Exercise: Below is a block of records; reproduce all of them exactly and leave out any pictures.

(Code that draws figures)
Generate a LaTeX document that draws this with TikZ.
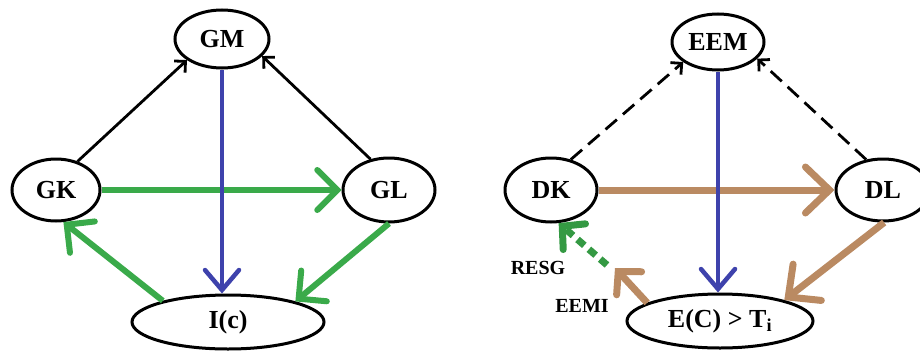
\documentclass[tikz,border=0pt]{standalone}
\usepackage{fontspec}
\setmainfont{Liberation Serif}
\usetikzlibrary{shapes.geometric,arrows.meta}
\definecolor{cgreen}{RGB}{58,170,74}
\definecolor{cblue}{RGB}{62,66,172}
\definecolor{cbrown}{RGB}{186,138,98}
\tikzset{
  ell/.style={ellipse,draw=black,line width=3pt,inner sep=0pt,fill=white,font=\fontsize{26}{28}\selectfont\bfseries},
  thinarr/.style={draw=black,line width=2.8pt,-{Straight Barb[length=8pt,width=16pt]}},
  dasharr/.style={thinarr,dash pattern=on 15pt off 8pt},
  greenarr/.style={draw=cgreen,line width=6pt,-{Straight Barb[length=20pt,width=40pt,line cap=round]}},
  bluearr/.style={draw=cblue,line width=4.5pt,-{Straight Barb[length=20pt,width=34pt,line cap=round]}},
  brownarr/.style={draw=cbrown,line width=7pt,-{Straight Barb[length=24pt,width=46pt,line cap=round]}},
  brownsmall/.style={draw=cbrown,line width=7pt,-{Straight Barb[length=16pt,width=34pt,line cap=round]}},
  greendash/.style={draw=cgreen!90!black,line width=7pt,dash pattern=on 9pt off 6pt,-{Straight Barb[length=16pt,width=34pt,line cap=round]}},
  lbl/.style={font=\fontsize{20}{22}\selectfont\bfseries,inner sep=0pt}
}
\begin{document}
\begin{tikzpicture}[x=1pt,y=-1pt]
\useasboundingbox (0,0) rectangle (920,356);
% left diagram
\node[ell,minimum width=94pt,minimum height=58pt] (gm) at (222,39) {GM};
\node[ell,minimum width=88pt,minimum height=62pt] (gk) at (56,190) {GK};
\node[ell,minimum width=92pt,minimum height=64pt] (gl) at (389,190) {GL};
\node[ell,minimum width=192pt,minimum height=54pt] (ic) at (228,322) {I(c)};
% right diagram
\node[ell,minimum width=92pt,minimum height=56pt] (eem) at (718,42) {EEM};
\node[ell,minimum width=92pt,minimum height=64pt] (dk) at (551,190) {DK};
\node[ell,minimum width=94pt,minimum height=62pt] (dl) at (883,190) {DL};
\node[ell,minimum width=186pt,minimum height=54pt] (ect) at (720,321) {E(C) > T\textsubscript{i}};
\node[lbl] (resg) at (538,268) {RESG};
\node[lbl] (eemi) at (582,306) {EEMI};
\coordinate (eemiend) at (615,268);
\coordinate (resgstart) at (607,265);
% left connectors
\draw[thinarr] (gk.53) -- (gm.211);
\draw[thinarr] (gl.121) -- (gm.337);
\draw[greenarr] (gk.east) -- (gl.west);
\draw[bluearr] (gm.south) -- (gm.south |- ic.north);
\draw[greenarr] (ic.162) -- (gk.283);
\draw[greenarr] (gl.270) -- (ic.17);
% right connectors
\draw[dasharr] (dk.57) -- (eem.210);
\draw[dasharr] (dl.119) -- (eem.337);
\draw[brownarr] (dk.east) -- (dl.west);
\draw[bluearr] (eem.south) -- (eem.south |- ect.north);
\draw[brownarr] (dl.272) -- (ect.18);
\draw[brownsmall] (ect.166) -- (eemiend);
\draw[greendash] (resgstart) -- (dk.283);
\end{tikzpicture}
\end{document}
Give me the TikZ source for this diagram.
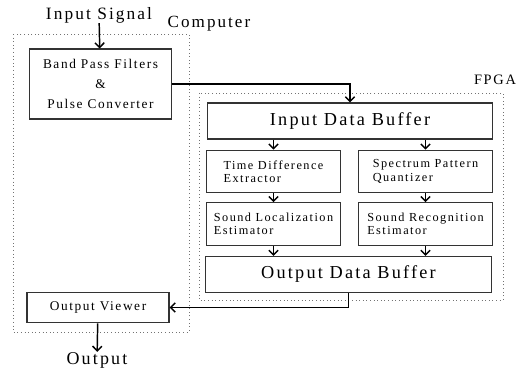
\documentclass[tikz,border=0pt]{standalone}
\usepackage{fontspec}
\setmainfont{Liberation Serif}[LetterSpace=12]
\usetikzlibrary{arrows.meta}

\begin{document}
\begin{tikzpicture}[x=0.75pt,y=-0.75pt,
    blk/.style={draw=black!80,line width=0.8pt,inner sep=0pt,align=left,
      minimum width=100pt,minimum height=32pt,font=\fontsize{9.2}{10}\selectfont},
    wide/.style={blk,minimum width=214pt,minimum height=27pt,font=\fontsize{13.7}{15}\selectfont},
    frame/.style={draw=black!55,dotted,line width=0.7pt},
    lbl/.style={inner sep=0pt,font=\fontsize{12.8}{14}\selectfont},
    link/.style={line width=1.1pt,-{Straight Barb[length=3.5pt,width=7pt]}}]
  \useasboundingbox (0,0) rectangle (528,370);
      % the two dotted frames
      \draw[frame] (13,34) rectangle (189,332);
      \draw[frame] (199,93) rectangle (503,300);
      \node[lbl] (comp) at (209,24) {Computer};
      \node[lbl,font=\fontsize{10.8}{12}\selectfont] (fpga) at (495,80) {FPGA};
      \node[lbl,font=\fontsize{13}{14}\selectfont] (sig) at (99,15) {Input Signal};
      \node[lbl,font=\fontsize{13.5}{14}\selectfont] (out) at (97,360) {Output};
      % computer side
      \node[blk,align=center,minimum width=107pt,minimum height=52.5pt,
        font=\fontsize{10}{15}\selectfont] (bpf) at (100.5,84) {Band Pass Filters\\\&\\Pulse Converter};
      \node[blk,align=center,minimum width=106.5pt,minimum height=23pt,
        font=\fontsize{10}{11}\selectfont] (ov) at (98,307.5) {Output Viewer};
      % fpga side
      \node[wide] (idb) at (350,121) {Input Data Buffer};
      \node[blk] (tde) at (273.5,171.5) {Time Difference\\Extractor};
      \node[blk] (spq) at (425.5,171.5) {Spectrum Pattern\\Quantizer};
      \node[blk] (sle) at (273.5,224) {Sound Localization\\Estimator};
      \node[blk] (sre) at (425.5,224) {Sound Recognition\\Estimator};
      \node[wide] (odb) at (348.5,274.5) {Output Data Buffer};
      % connectors
      \draw[link] (sig) -- (bpf);
      \draw[link] (bpf.east) -| (idb.north);
      \draw[link] (idb.south -| tde.north) -- (tde);
      \draw[link] (idb.south -| spq.north) -- (spq);
      \draw[link] (tde) -- (sle);
      \draw[link] (spq) -- (sre);
      \draw[link] (sle) -- (odb.north -| sle.south);
      \draw[link] (sre) -- (odb.north -| sre.south);
      \draw[link] (odb.south) |- (ov.east);
      \draw[link] (ov) -- (out);
    	\end{tikzpicture}
\end{document}
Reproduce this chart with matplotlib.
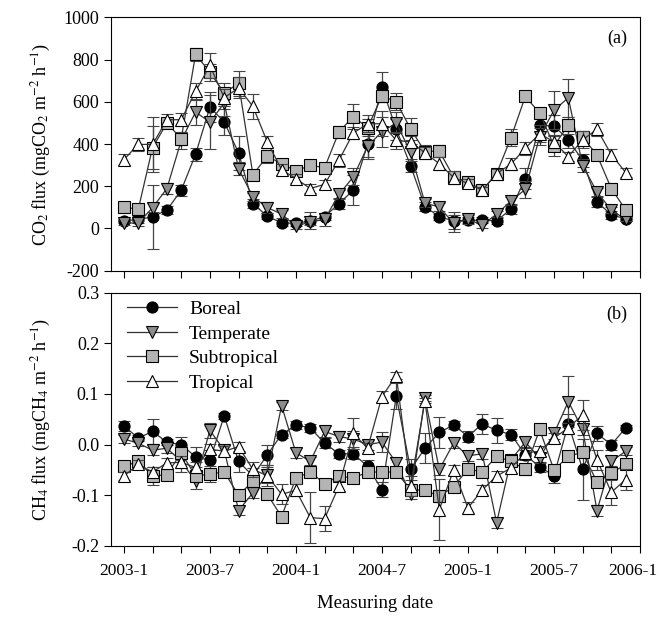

Complete answer:
Generate a LaTeX document that draws this with TikZ.
\documentclass[tikz,border=0pt]{standalone}
\usepackage{fontspec}
\setmainfont{Liberation Serif}
\usetikzlibrary{shapes.geometric,arrows.meta}
\definecolor{cgreen}{RGB}{58,170,74}
\definecolor{cblue}{RGB}{62,66,172}
\definecolor{cbrown}{RGB}{186,138,98}
\tikzset{
  ell/.style={ellipse,draw=black,line width=3pt,inner sep=0pt,fill=white,font=\fontsize{26}{28}\selectfont\bfseries},
  thinarr/.style={draw=black,line width=2.8pt,-{Straight Barb[length=8pt,width=16pt]}},
  dasharr/.style={thinarr,dash pattern=on 15pt off 8pt},
  greenarr/.style={draw=cgreen,line width=6pt,-{Straight Barb[length=20pt,width=40pt,line cap=round]}},
  bluearr/.style={draw=cblue,line width=4.5pt,-{Straight Barb[length=20pt,width=34pt,line cap=round]}},
  brownarr/.style={draw=cbrown,line width=7pt,-{Straight Barb[length=24pt,width=46pt,line cap=round]}},
  brownsmall/.style={draw=cbrown,line width=7pt,-{Straight Barb[length=16pt,width=34pt,line cap=round]}},
  greendash/.style={draw=cgreen!90!black,line width=7pt,dash pattern=on 9pt off 6pt,-{Straight Barb[length=16pt,width=34pt,line cap=round]}},
  lbl/.style={font=\fontsize{20}{22}\selectfont\bfseries,inner sep=0pt}
}
\begin{document}
\begin{tikzpicture}[x=1pt,y=-1pt]
\useasboundingbox (0,0) rectangle (920,356);
% left diagram
\node[ell,minimum width=94pt,minimum height=58pt] (gm) at (222,39) {GM};
\node[ell,minimum width=88pt,minimum height=62pt] (gk) at (56,190) {GK};
\node[ell,minimum width=92pt,minimum height=64pt] (gl) at (389,190) {GL};
\node[ell,minimum width=192pt,minimum height=54pt] (ic) at (228,322) {I(c)};
% right diagram
\node[ell,minimum width=92pt,minimum height=56pt] (eem) at (718,42) {EEM};
\node[ell,minimum width=92pt,minimum height=64pt] (dk) at (551,190) {DK};
\node[ell,minimum width=94pt,minimum height=62pt] (dl) at (883,190) {DL};
\node[ell,minimum width=186pt,minimum height=54pt] (ect) at (720,321) {E(C) > T\textsubscript{i}};
\node[lbl] (resg) at (538,268) {RESG};
\node[lbl] (eemi) at (582,306) {EEMI};
\coordinate (eemiend) at (615,268);
\coordinate (resgstart) at (607,265);
% left connectors
\draw[thinarr] (gk.53) -- (gm.211);
\draw[thinarr] (gl.121) -- (gm.337);
\draw[greenarr] (gk.east) -- (gl.west);
\draw[bluearr] (gm.south) -- (gm.south |- ic.north);
\draw[greenarr] (ic.162) -- (gk.283);
\draw[greenarr] (gl.270) -- (ic.17);
% right connectors
\draw[dasharr] (dk.57) -- (eem.210);
\draw[dasharr] (dl.119) -- (eem.337);
\draw[brownarr] (dk.east) -- (dl.west);
\draw[bluearr] (eem.south) -- (eem.south |- ect.north);
\draw[brownarr] (dl.272) -- (ect.18);
\draw[brownsmall] (ect.166) -- (eemiend);
\draw[greendash] (resgstart) -- (dk.283);
\end{tikzpicture}
\end{document}
Give me the TikZ source for this diagram.
\documentclass[tikz,border=0pt]{standalone}
\usepackage{fontspec}
\setmainfont{Liberation Serif}[LetterSpace=12]
\usetikzlibrary{arrows.meta}

\begin{document}
\begin{tikzpicture}[x=0.75pt,y=-0.75pt,
    blk/.style={draw=black!80,line width=0.8pt,inner sep=0pt,align=left,
      minimum width=100pt,minimum height=32pt,font=\fontsize{9.2}{10}\selectfont},
    wide/.style={blk,minimum width=214pt,minimum height=27pt,font=\fontsize{13.7}{15}\selectfont},
    frame/.style={draw=black!55,dotted,line width=0.7pt},
    lbl/.style={inner sep=0pt,font=\fontsize{12.8}{14}\selectfont},
    link/.style={line width=1.1pt,-{Straight Barb[length=3.5pt,width=7pt]}}]
  \useasboundingbox (0,0) rectangle (528,370);
      % the two dotted frames
      \draw[frame] (13,34) rectangle (189,332);
      \draw[frame] (199,93) rectangle (503,300);
      \node[lbl] (comp) at (209,24) {Computer};
      \node[lbl,font=\fontsize{10.8}{12}\selectfont] (fpga) at (495,80) {FPGA};
      \node[lbl,font=\fontsize{13}{14}\selectfont] (sig) at (99,15) {Input Signal};
      \node[lbl,font=\fontsize{13.5}{14}\selectfont] (out) at (97,360) {Output};
      % computer side
      \node[blk,align=center,minimum width=107pt,minimum height=52.5pt,
        font=\fontsize{10}{15}\selectfont] (bpf) at (100.5,84) {Band Pass Filters\\\&\\Pulse Converter};
      \node[blk,align=center,minimum width=106.5pt,minimum height=23pt,
        font=\fontsize{10}{11}\selectfont] (ov) at (98,307.5) {Output Viewer};
      % fpga side
      \node[wide] (idb) at (350,121) {Input Data Buffer};
      \node[blk] (tde) at (273.5,171.5) {Time Difference\\Extractor};
      \node[blk] (spq) at (425.5,171.5) {Spectrum Pattern\\Quantizer};
      \node[blk] (sle) at (273.5,224) {Sound Localization\\Estimator};
      \node[blk] (sre) at (425.5,224) {Sound Recognition\\Estimator};
      \node[wide] (odb) at (348.5,274.5) {Output Data Buffer};
      % connectors
      \draw[link] (sig) -- (bpf);
      \draw[link] (bpf.east) -| (idb.north);
      \draw[link] (idb.south -| tde.north) -- (tde);
      \draw[link] (idb.south -| spq.north) -- (spq);
      \draw[link] (tde) -- (sle);
      \draw[link] (spq) -- (sre);
      \draw[link] (sle) -- (odb.north -| sle.south);
      \draw[link] (sre) -- (odb.north -| sre.south);
      \draw[link] (odb.south) |- (ov.east);
      \draw[link] (ov) -- (out);
    	\end{tikzpicture}
\end{document}
Reproduce this chart with matplotlib.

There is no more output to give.